With the ribbon cut on McComb’s Martin Luther King Center gym, McComb Mayor Quordiniah Lockley rejected criticism of the project on the basis that it will be a target of vandals and fall into disrepair.
To make his point, he pointed to the Martin Luther King Center itself, on which the city spent millions in 2005 to provide much-needed renovations that are standing the test of time.
“What I want to do is to put to rest opinions that if you build it in the Black community all they’re going to do is tear it up,” he said. “The only way you can eliminate opinions is with facts, and this building stands as a fact that, if you build it, you take care of it, the community does not tear it up.”
Lockley didn’t address any critics of the project by name, but he said he’s heard their concerns and considers them to be hyperbole.
“Any time you have a facility, a city-owned facility, if you don’t put money in it to keep it up, eventually it’s going to fall down, get to a point where you have to pour a large amount of money into it to bring it back up, as in the State Theater,” he said. “The State Theater belonged to the city, but the city has not kept up routinely with the State Theater, so now we’re having to put large sums of money to get it back up to a level.”

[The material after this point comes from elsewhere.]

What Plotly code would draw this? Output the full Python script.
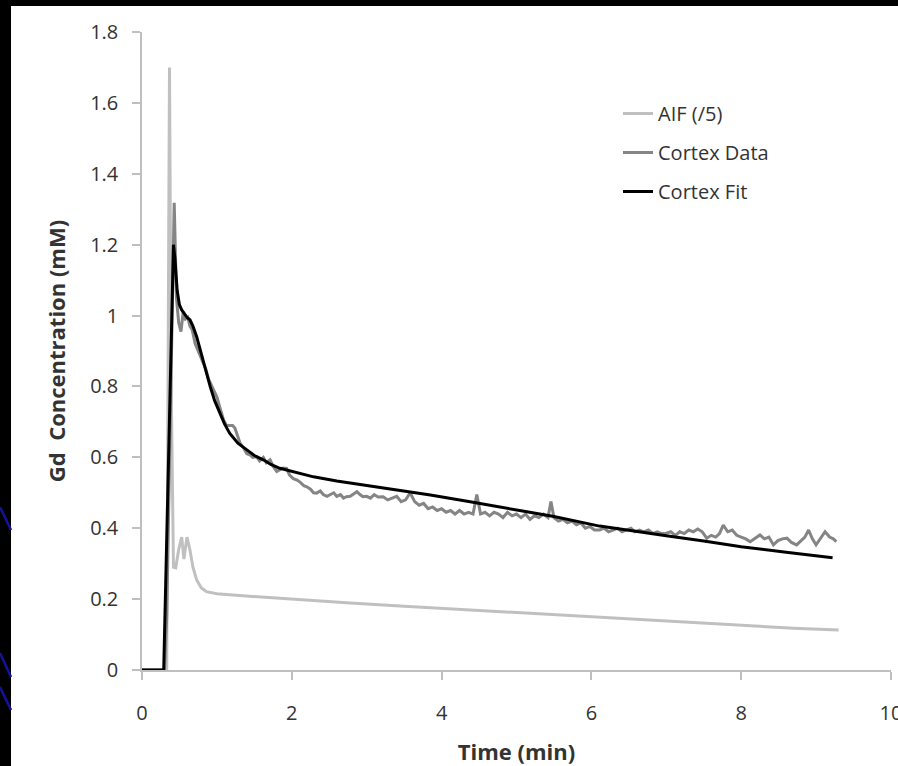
import plotly.graph_objects as go

# ---------------- data ----------------
aif_t = [0.00, 0.10, 0.20, 0.30, 0.33, 0.367, 0.39, 0.42, 0.45, 0.49, 0.53, 0.56, 0.60, 0.64,
         0.68, 0.73, 0.79, 0.86, 1.00, 1.17, 1.50, 2.11, 2.78, 3.50, 4.50, 5.50, 6.11,
         7.00, 8.00, 8.70, 9.30]
aif_c = [0.0, 0.0, 0.0, 0.0, 0.0, 1.70, 0.80, 0.29, 0.288, 0.34, 0.375, 0.313, 0.375, 0.339,
         0.29, 0.254, 0.232, 0.221, 0.215, 0.212, 0.207, 0.198, 0.189, 0.180, 0.168, 0.155, 0.147,
         0.137, 0.126, 0.118, 0.113]

data_t = [0.00, 0.10, 0.20, 0.30, 0.33, 0.37, 0.40, 0.43, 0.46, 0.49, 0.52, 0.55, 0.58, 0.61,
          0.64, 0.67, 0.71, 0.75, 0.80, 0.85, 0.89, 0.93, 0.97, 1.00, 1.04, 1.09, 1.13, 1.17,
          1.21, 1.24, 1.28, 1.31, 1.36, 1.40, 1.44, 1.48, 1.53, 1.57, 1.62, 1.66, 1.71, 1.75,
          1.80, 1.84, 1.88, 1.93, 1.97, 2.02, 2.07, 2.11, 2.16, 2.20, 2.25, 2.29, 2.33, 2.38,
          2.42, 2.47, 2.51, 2.56, 2.60, 2.65, 2.69, 2.73, 2.78, 2.82, 2.87, 2.91, 2.95, 3.00,
          3.05, 3.10, 3.15, 3.22, 3.28, 3.34, 3.40, 3.46, 3.52, 3.58, 3.64, 3.70, 3.76, 3.82,
          3.88, 3.94, 4.00, 4.06, 4.12, 4.18, 4.24, 4.30, 4.36, 4.42, 4.47, 4.52, 4.58, 4.64,
          4.70, 4.76, 4.82, 4.88, 4.94, 5.00, 5.06, 5.12, 5.18, 5.24, 5.30, 5.36, 5.42, 5.46,
          5.50, 5.56, 5.62, 5.68, 5.74, 5.80, 5.86, 5.92, 5.98, 6.04, 6.11, 6.17, 6.23, 6.29,
          6.35, 6.41, 6.47, 6.53, 6.58, 6.64, 6.70, 6.76, 6.82, 6.88, 6.94, 7.00, 7.06, 7.12,
          7.18, 7.24, 7.30, 7.36, 7.42, 7.48, 7.54, 7.60, 7.66, 7.71, 7.76, 7.82, 7.88, 7.94,
          8.00, 8.06, 8.12, 8.18, 8.25, 8.31, 8.37, 8.43, 8.49, 8.55, 8.61, 8.67, 8.74, 8.80,
          8.85, 8.90, 8.95, 9.00, 9.06, 9.12, 9.18, 9.23, 9.27]
data_c = [0.0, 0.0, 0.0, 0.0, 0.15, 0.60, 1.00, 1.318, 1.05, 0.98, 0.955, 1.01, 0.99, 0.995,
          0.97, 0.96, 0.92, 0.90, 0.875, 0.85, 0.82, 0.80, 0.78, 0.77, 0.74, 0.705, 0.69, 0.691,
          0.69, 0.683, 0.66, 0.64, 0.625, 0.61, 0.607, 0.60, 0.602, 0.59, 0.60, 0.585, 0.593, 0.575,
          0.56, 0.565, 0.57, 0.569, 0.55, 0.54, 0.536, 0.53, 0.52, 0.517, 0.51, 0.50, 0.499, 0.505,
          0.495, 0.49, 0.494, 0.50, 0.49, 0.495, 0.485, 0.489, 0.49, 0.495, 0.503, 0.495, 0.489, 0.49,
          0.485, 0.495, 0.488, 0.489, 0.48, 0.485, 0.49, 0.475, 0.48, 0.50, 0.475, 0.465, 0.47, 0.455,
          0.46, 0.45, 0.455, 0.445, 0.45, 0.44, 0.45, 0.44, 0.445, 0.44, 0.495, 0.44, 0.445, 0.435,
          0.445, 0.44, 0.43, 0.445, 0.435, 0.44, 0.43, 0.44, 0.425, 0.435, 0.43, 0.44, 0.43, 0.475,
          0.43, 0.42, 0.425, 0.415, 0.42, 0.41, 0.415, 0.40, 0.405, 0.395, 0.395, 0.40, 0.39, 0.395,
          0.40, 0.39, 0.395, 0.40, 0.39, 0.395, 0.39, 0.395, 0.385, 0.39, 0.385, 0.386, 0.39, 0.38,
          0.39, 0.385, 0.395, 0.39, 0.398, 0.39, 0.372, 0.38, 0.375, 0.385, 0.409, 0.39, 0.395, 0.38,
          0.375, 0.37, 0.362, 0.37, 0.381, 0.37, 0.375, 0.353, 0.365, 0.37, 0.372, 0.36, 0.353, 0.365,
          0.375, 0.395, 0.37, 0.353, 0.37, 0.39, 0.375, 0.37, 0.362]

fit_t = [0.00, 0.10, 0.20, 0.29, 0.42, 0.44, 0.47, 0.50, 0.53, 0.57, 0.60, 0.64, 0.68, 0.73,
         0.78, 0.82, 0.87, 0.91, 0.97, 1.04, 1.10, 1.17, 1.28, 1.40, 1.50, 1.62, 1.72, 1.84,
         2.00, 2.29, 2.60, 2.95, 3.40, 3.85, 4.40, 5.00, 5.50, 6.11, 6.60, 7.00, 7.50, 8.00,
         8.60, 9.22]
fit_c = [0.0, 0.0, 0.0, 0.0, 1.20, 1.16, 1.07, 1.03, 1.016, 1.005, 0.995, 0.988, 0.97, 0.94,
         0.90, 0.866, 0.83, 0.80, 0.76, 0.724, 0.695, 0.668, 0.64, 0.621, 0.605, 0.593, 0.58, 0.569,
         0.56, 0.545, 0.533, 0.522, 0.508, 0.494, 0.474, 0.452, 0.433, 0.406, 0.39, 0.379, 0.364, 0.348,
         0.332, 0.317]

series_names = ["AIF (/5)", "Cortex Data", "Cortex Fit"]
x_tick_vals = [0, 2, 4, 6, 8, 10]
x_tick_text = ["0", "2", "4", "6", "8", "10"]
y_tick_vals = [0, 0.2, 0.4, 0.6, 0.8, 1.0, 1.2, 1.4, 1.6, 1.8]
y_tick_text = ["0", "0.2", "0.4", "0.6", "0.8", "1", "1.2", "1.4", "1.6", "1.8"]

# ---------------- layout geometry ----------------
W, H = 898, 766
ML, MR, MT, MB = 142, 7, 32, 96
PW, PH = W - ML - MR, H - MT - MB


def px_u(px):
    return (px - ML) / PW


def py_v(py):
    return (H - MB - py) / PH


FONT = "Open Sans"
BLUE = "#12129a"
blue_marks = [((0, 507), (11, 530)), ((0, 653), (11, 677)), ((0, 687), (11, 710))]

fig = go.Figure()
fig.add_trace(go.Scatter(x=aif_t, y=aif_c, mode="lines", name=series_names[0],
                         line=dict(color="#c0c0c0", width=3), legendgroup="a"))
fig.add_trace(go.Scatter(x=data_t, y=data_c, mode="lines", name=series_names[1],
                         line=dict(color="#858585", width=3), legendgroup="b"))
fig.add_trace(go.Scatter(x=fit_t, y=fit_c, mode="lines", name=series_names[2],
                         line=dict(color="#000000", width=3), legendgroup="c"))

shapes = [
    # black slide border: left strip and top strip
    dict(type="rect", xref="paper", yref="paper", layer="above",
         x0=px_u(0), x1=px_u(11), y0=py_v(H + 2), y1=py_v(-2),
         fillcolor="black", line=dict(width=0)),
    dict(type="rect", xref="paper", yref="paper", layer="below",
         x0=px_u(0), x1=px_u(W), y0=py_v(6), y1=py_v(0),
         fillcolor="black", line=dict(width=0)),
]
for (a, b) in blue_marks:
    shapes.append(dict(type="line", xref="paper", yref="paper", layer="above",
                       x0=px_u(a[0]), y0=py_v(a[1]), x1=px_u(b[0]), y1=py_v(b[1]),
                       line=dict(color=BLUE, width=2.5)))

fig.update_layout(
    width=W, height=H,
    margin=dict(l=ML, r=MR, t=MT, b=MB, autoexpand=False),
    paper_bgcolor="white", plot_bgcolor="white",
    font=dict(family=FONT, size=20, color="#333333"),
    showlegend=True,
    legend=dict(x=px_u(618), y=py_v(94), xanchor="left", yanchor="top",
                bgcolor="rgba(0,0,0,0)", tracegroupgap=10,
                font=dict(family=FONT, size=20, color="#333333")),
    shapes=shapes,
    xaxis=dict(range=[0, 10], tickmode="array", tickvals=x_tick_vals, ticktext=x_tick_text,
               showgrid=False, zeroline=False, showline=True, linecolor="#bfbfbf", linewidth=1.5,
               ticks="outside", ticklen=8, tickcolor="#bfbfbf", tickwidth=1.5,
               ticklabelstandoff=16, ticklabeloverflow="allow", automargin=False,
               title=dict(text="<b>Time (min)</b>", font=dict(family=FONT, size=22, color="#333333"),
                          standoff=20)),
    yaxis=dict(range=[0, 1.8], tickmode="array", tickvals=y_tick_vals, ticktext=y_tick_text,
               showgrid=False, zeroline=False, showline=True, linecolor="#bfbfbf", linewidth=1.5,
               ticks="outside", ticklen=8, tickcolor="#bfbfbf", tickwidth=1.5,
               ticklabelstandoff=10, automargin=False,
               title=dict(text="<b>Gd  Concentration (mM)</b>",
                          font=dict(family=FONT, size=22, color="#333333"), standoff=18)),
)

# page setup: no body margin; the slide's left black edge (with its blue marks)
# is also pinned as a fixed strip so it is not lost under other page layers
svg_lines = "".join(
    '<line x1="%d" y1="%d" x2="%d" y2="%d" stroke="%s" stroke-width="2.5"/>'
    % (a[0], a[1], b[0], b[1], BLUE) for (a, b) in blue_marks
)
post_js = (
    "document.body.style.margin='0';document.body.style.overflow='hidden';"
    "var d=document.createElement('div');"
    "d.style.cssText='position:fixed;left:0;top:0;width:11px;height:%dpx;background:#000;"
    "z-index:100000;pointer-events:none';"
    "d.innerHTML='<svg xmlns=\"http://www.w3.org/2000/svg\" width=\"11\" height=\"%d\" "
    "style=\"display:block\">%s</svg>';"
    "document.body.appendChild(d);" % (H, H, svg_lines)
)

fig.write_html("out.html", config={"displayModeBar": False}, post_script=post_js)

The city plans to use American Rescue Plan Act funds to repair the theater.
On a recent tour of the MLK center, Lockley went through the functions of each room and noted how they’re still in excellent condition.
The main auditorium holds weddings and community functions and has a sound system. A meeting room and play room are used frequently and have games such as air hockey and foosball.
Lockley said another room has been leased out for an after-school program and has children’s books and places draw and play games.
“Then you have one of the best commercial kitchens here in this facility,” he said, showing off the facility’s industrial grade and rarely used kitchen, with top-of-the-line appliances including a refrigerator, freezer, dishwasher, stove and deep fryer.
Another meeting room is used as a voting precinct.
The new gym was already a target of vandalism before it even opened. In August, the facility’s security cameras caught six juveniles breaking the glass out of a door and entering the building. Nothing else was damaged in the break-in, city officials said at the time.
Lockley said the center’s old gym closed years ago and sat in ruin before the city tore it down. He called it a victim of neglect, its funding cut off because it was in the Black community.
“The old gym worked perfectly until the city closed it down,” he said. “A lot of folks don’t know the city closed it. The city decided to close the old gym down, not that it was torn up or none of that. They closed it down.”
Lockley was a city selectman in the 1980s and ’90s when the old gym closed and used to help run the facility.
“No one knows that it was in excellent condition when the city closed it,” he said. “Very few people know that it was used for storage for our police department, where they put all their mattresses and old beds and cars and stuff like that in the gym.”
Lockley said during former Mayor Whitney Rawlings’ tenure as mayor, he met with the community about issues regarding the old Martin Luther King gym and the consensus was, if it was torn down, a new one should be built.
Lockley noted that the Martin Luther King Center now has a gym, baseball field, tennis court and splash pad — and everything is in excellent condition.
“Everything here is for all of the citizens of McComb,” he said. “It’s just in Ward 5. It’s not just for Ward 5, and I wish that our community would embrace this and use these facilities.
“I wish that we could get away from, ‘It’s not safe here.’ There’s not an incident, a wedding or anything that’s been held here where there have been any calls or people arrested — none.
“It’s just as safe here as for anybody who travels Veterans, anybody who travels Delaware Avenue, anybody who travels Presley.”